= Written problem =
Single out the lines of the material that contain "with" and copy them.

-*-*-

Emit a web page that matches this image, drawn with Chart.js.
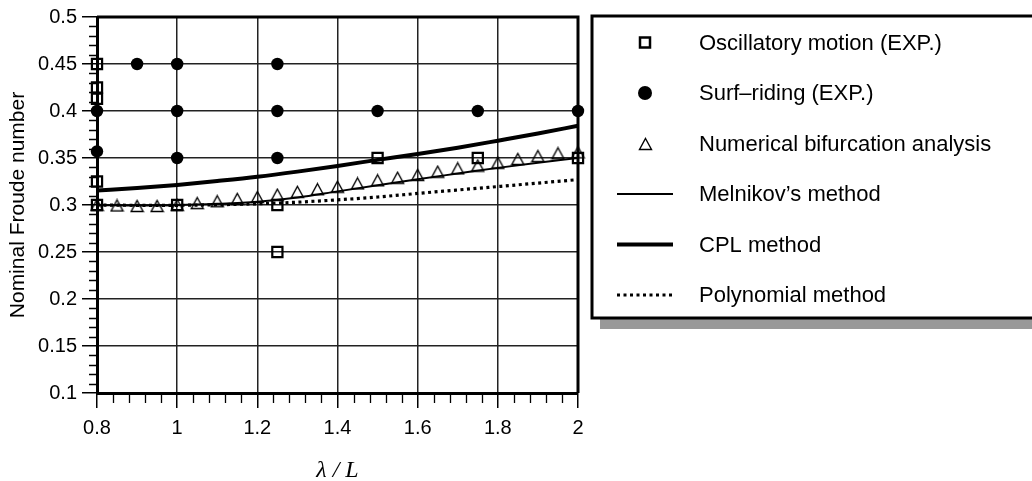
<!DOCTYPE html>
<html>
<head>
<meta charset="utf-8">
<script src="https://cdn.jsdelivr.net/npm/chart.js@4"></script>
<style>
    html, body { margin: 0; padding: 0; background: #fff; }
    #wrap { width: 1032px; height: 481px; }
</style>
</head>
<body>
<div id="wrap"><canvas id="chart" width="1032" height="481"></canvas></div>
<script>
// ---- data ----
const oscX  = [0.8, 0.8, 0.8, 0.8, 0.8, 1.0, 1.25, 1.25, 1.5, 1.75, 2.0];
const oscFn = [0.45, 0.425, 0.413, 0.325, 0.3, 0.3, 0.3, 0.25, 0.35, 0.35, 0.35];

const surfX  = [0.8, 0.8, 0.9, 1.0, 1.0, 1.0, 1.25, 1.25, 1.25, 1.5, 1.75, 2.0];
const surfFn = [0.4, 0.357, 0.45, 0.45, 0.4, 0.35, 0.45, 0.4, 0.35, 0.4, 0.4, 0.4];

const bifX  = [0.8, 0.85, 0.9, 0.95, 1.0, 1.05, 1.1, 1.15, 1.2, 1.25, 1.3, 1.35, 1.4,
               1.45, 1.5, 1.55, 1.6, 1.65, 1.7, 1.75, 1.8, 1.85, 1.9, 1.95, 2.0];
const bifFn = [0.300, 0.2995, 0.299, 0.299, 0.300, 0.302, 0.304, 0.3065, 0.3085, 0.311, 0.314, 0.3168, 0.3195,
               0.323, 0.3263, 0.329, 0.332, 0.3355, 0.339, 0.342, 0.345, 0.349, 0.352, 0.355, 0.356];

const curveX      = [0.8, 0.9, 1.0, 1.1, 1.2, 1.3, 1.4, 1.5, 1.6, 1.7, 1.8, 1.9, 2.0];
const melnikovFn  = [0.300, 0.2995, 0.2998, 0.3012, 0.3035, 0.308, 0.3145, 0.321, 0.3275, 0.3335, 0.3395, 0.345, 0.350];
const cplFn       = [0.3154, 0.318, 0.3214, 0.3255, 0.330, 0.3355, 0.3416, 0.348, 0.3543, 0.361, 0.3684, 0.376, 0.3843];
const polyFn      = [0.300, 0.2997, 0.2997, 0.3003, 0.3013, 0.303, 0.3055, 0.3085, 0.3123, 0.316, 0.3196, 0.3233, 0.327];

const seriesLabels = [
    'Oscillatory motion (EXP.)',
    'Surf\u2013riding (EXP.)',
    'Numerical bifurcation analysis',
    'Melnikov\u2019s method',
    'CPL method',
    'Polynomial method',
];

const X_MIN = 0.8, X_MAX = 2.0, X_MINOR = 0.04, X_MAJOR = 0.2;
const Y_MIN = 0.1, Y_MAX = 0.5, Y_MINOR = 0.01, Y_MAJOR = 0.05;

const FONT      = "'Liberation Sans', Arial, sans-serif";
const INK       = '#000';
const GRID      = '#222';

const toPoints = (xs, ys) => xs.map((x, i) => ({ x, y: ys[i] }));

function tickValues(min, max, step) {
    const n = Math.round((max - min) / step);
    const out = [];
    for (let i = 0; i <= n; i++) out.push({ value: +(min + i * step).toFixed(4) });
    return out;
}
const isMajor = (v, step) => Math.abs(v / step - Math.round(v / step)) < 1e-6;

// hollow triangle centred on its bounding box (the built-in one is centred on its circumcircle)
function makeTriangle(w, h, lw) {
    const c = document.createElement('canvas');
    c.width = w + 3; c.height = h + 3;
    const g = c.getContext('2d');
    g.strokeStyle = INK;
    g.lineWidth = lw;
    g.lineJoin = 'miter';
    g.beginPath();
    g.moveTo(c.width / 2, 1.5);
    g.lineTo(c.width - 1.5, c.height - 1.5);
    g.lineTo(1.5, c.height - 1.5);
    g.closePath();
    g.stroke();
    return c;
}
const triMark = makeTriangle(12, 11, 1.4);

// minor ticks, frame and legend box
const decorPlugin = {
    id: 'decor',
    afterDraw(chart) {
        const { ctx, chartArea: a, scales } = chart;
        ctx.save();
        ctx.strokeStyle = INK;

        // minor ticks
        ctx.lineWidth = 1.3;
        ctx.beginPath();
        scales.x.ticks.forEach(t => {
            if (isMajor(t.value, X_MAJOR)) return;
            const px = Math.round(scales.x.getPixelForValue(t.value)) + 0.5;
            ctx.moveTo(px, a.bottom);
            ctx.lineTo(px, a.bottom + 10);
        });
        scales.y.ticks.forEach(t => {
            if (isMajor(t.value, Y_MAJOR)) return;
            const py = Math.round(scales.y.getPixelForValue(t.value)) + 0.5;
            ctx.moveTo(a.left - 8, py);
            ctx.lineTo(a.left, py);
        });
        ctx.stroke();

        // top and right frame
        ctx.lineWidth = 3;
        ctx.beginPath();
        ctx.moveTo(a.left, a.top);
        ctx.lineTo(a.right, a.top);
        ctx.lineTo(a.right, a.bottom);
        ctx.stroke();

        // legend box with drop shadow
        const bx = 592, by = 16, bw = 460, bh = 302;
        ctx.fillStyle = '#999';
        ctx.fillRect(bx + 8, by + 8, bw, bh + 3);
        ctx.fillStyle = '#fff';
        ctx.fillRect(bx, by, bw, bh);
        ctx.lineWidth = 3;
        ctx.strokeRect(bx, by, bw, bh);

        const symX = 645, textX = 699, rowY0 = 42.5, rowStep = 50.5;
        ctx.font = `22px ${FONT}`;
        ctx.textBaseline = 'middle';
        ctx.textAlign = 'left';
        chart.data.datasets.forEach((ds, i) => {
            const y = rowY0 + i * rowStep;
            ctx.fillStyle = INK;
            ctx.strokeStyle = INK;
            if (i === 0) {
                ctx.lineWidth = 2.5;
                ctx.strokeRect(symX - 5, y - 5, 10, 10);
            } else if (i === 1) {
                ctx.beginPath();
                ctx.arc(symX, y, 7, 0, Math.PI * 2);
                ctx.fill();
            } else if (i === 2) {
                ctx.drawImage(triMark, Math.round(symX - triMark.width / 2), Math.round(y - triMark.height / 2));
            } else {
                ctx.lineWidth = ds.borderWidth;
                ctx.setLineDash(ds.borderDash || []);
                ctx.beginPath();
                ctx.moveTo(617, y);
                ctx.lineTo(673, y);
                ctx.stroke();
                ctx.setLineDash([]);
            }
            ctx.fillText(ds.label, textX, y + 1);
        });
        ctx.restore();
    },
};

const lineBase = {
    showLine: true,
    pointRadius: 0,
    pointHoverRadius: 0,
    borderColor: INK,
    cubicInterpolationMode: 'monotone',
    clip: false,
};

new Chart(document.getElementById('chart'), {
    type: 'scatter',
    data: {
        datasets: [
            {
                label: seriesLabels[0],
                data: toPoints(oscX, oscFn),
                pointStyle: 'rect',
                pointRadius: 7.2,
                borderWidth: 2.2,
                borderColor: INK,
                backgroundColor: 'rgba(0,0,0,0)',
                clip: false,
            },
            {
                label: seriesLabels[1],
                data: toPoints(surfX, surfFn),
                pointStyle: 'circle',
                pointRadius: 6.2,
                borderWidth: 0,
                backgroundColor: INK,
                clip: false,
            },
            {
                label: seriesLabels[2],
                data: toPoints(bifX, bifFn),
                pointStyle: triMark,
                pointRadius: 7,
                clip: false,
            },
            { ...lineBase, label: seriesLabels[3], data: toPoints(curveX, melnikovFn), borderWidth: 2 },
            { ...lineBase, label: seriesLabels[4], data: toPoints(curveX, cplFn), borderWidth: 4 },
            { ...lineBase, label: seriesLabels[5], data: toPoints(curveX, polyFn), borderWidth: 3.2, borderDash: [3, 3.5] },
        ],
    },
    options: {
        responsive: false,
        animation: false,
        events: [],
        layout: { padding: { top: 16, right: 454, bottom: 0, left: 0 } },
        plugins: { legend: { display: false }, tooltip: { enabled: false } },
        scales: {
            x: {
                type: 'linear',
                min: X_MIN,
                max: X_MAX,
                afterBuildTicks: s => { s.ticks = tickValues(X_MIN, X_MAX, X_MINOR); },
                afterFit: s => { s.height = 88; },
                ticks: {
                    autoSkip: false,
                    maxRotation: 0,
                    padding: 8,
                    color: INK,
                    font: { family: FONT, size: 20 },
                    callback: v => isMajor(v, X_MAJOR) ? String(+v.toFixed(1)) : '',
                },
                grid: {
                    color: c => isMajor(c.tick.value, X_MAJOR) ? GRID : 'rgba(0,0,0,0)',
                    lineWidth: 1.5,
                    tickLength: 15,
                    tickColor: c => isMajor(c.tick.value, X_MAJOR) ? INK : 'rgba(0,0,0,0)',
                    tickWidth: 1.5,
                },
                border: { display: true, color: INK, width: 3 },
                title: {
                    display: true,
                    text: '\u03bb / L',
                    color: INK,
                    font: { family: "'Liberation Serif', 'Times New Roman', serif", style: 'italic', size: 24 },
                    padding: { top: 0, bottom: -4 },
                },
            },
            y: {
                type: 'linear',
                min: Y_MIN,
                max: Y_MAX,
                afterBuildTicks: s => { s.ticks = tickValues(Y_MIN, Y_MAX, Y_MINOR); },
                afterFit: s => { s.width = 97; },
                ticks: {
                    autoSkip: false,
                    padding: 5,
                    color: INK,
                    font: { family: FONT, size: 20 },
                    callback: v => isMajor(v, Y_MAJOR) ? String(+v.toFixed(2)) : '',
                },
                grid: {
                    color: c => isMajor(c.tick.value, Y_MAJOR) ? GRID : 'rgba(0,0,0,0)',
                    lineWidth: 1.5,
                    tickLength: 15,
                    tickColor: c => isMajor(c.tick.value, Y_MAJOR) ? INK : 'rgba(0,0,0,0)',
                    tickWidth: 1.5,
                },
                border: { display: true, color: INK, width: 3 },
                title: {
                    display: true,
                    text: 'Nominal Froude number',
                    color: INK,
                    font: { family: FONT, size: 21 },
                    padding: { top: 6, bottom: 0 },
                },
            },
        },
    },
    plugins: [decorPlugin],
});
</script>
</body>
</html>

-*-*-

= Task response =
Emit a web page that matches this image, drawn with Chart.js.
        // legend box with drop shadow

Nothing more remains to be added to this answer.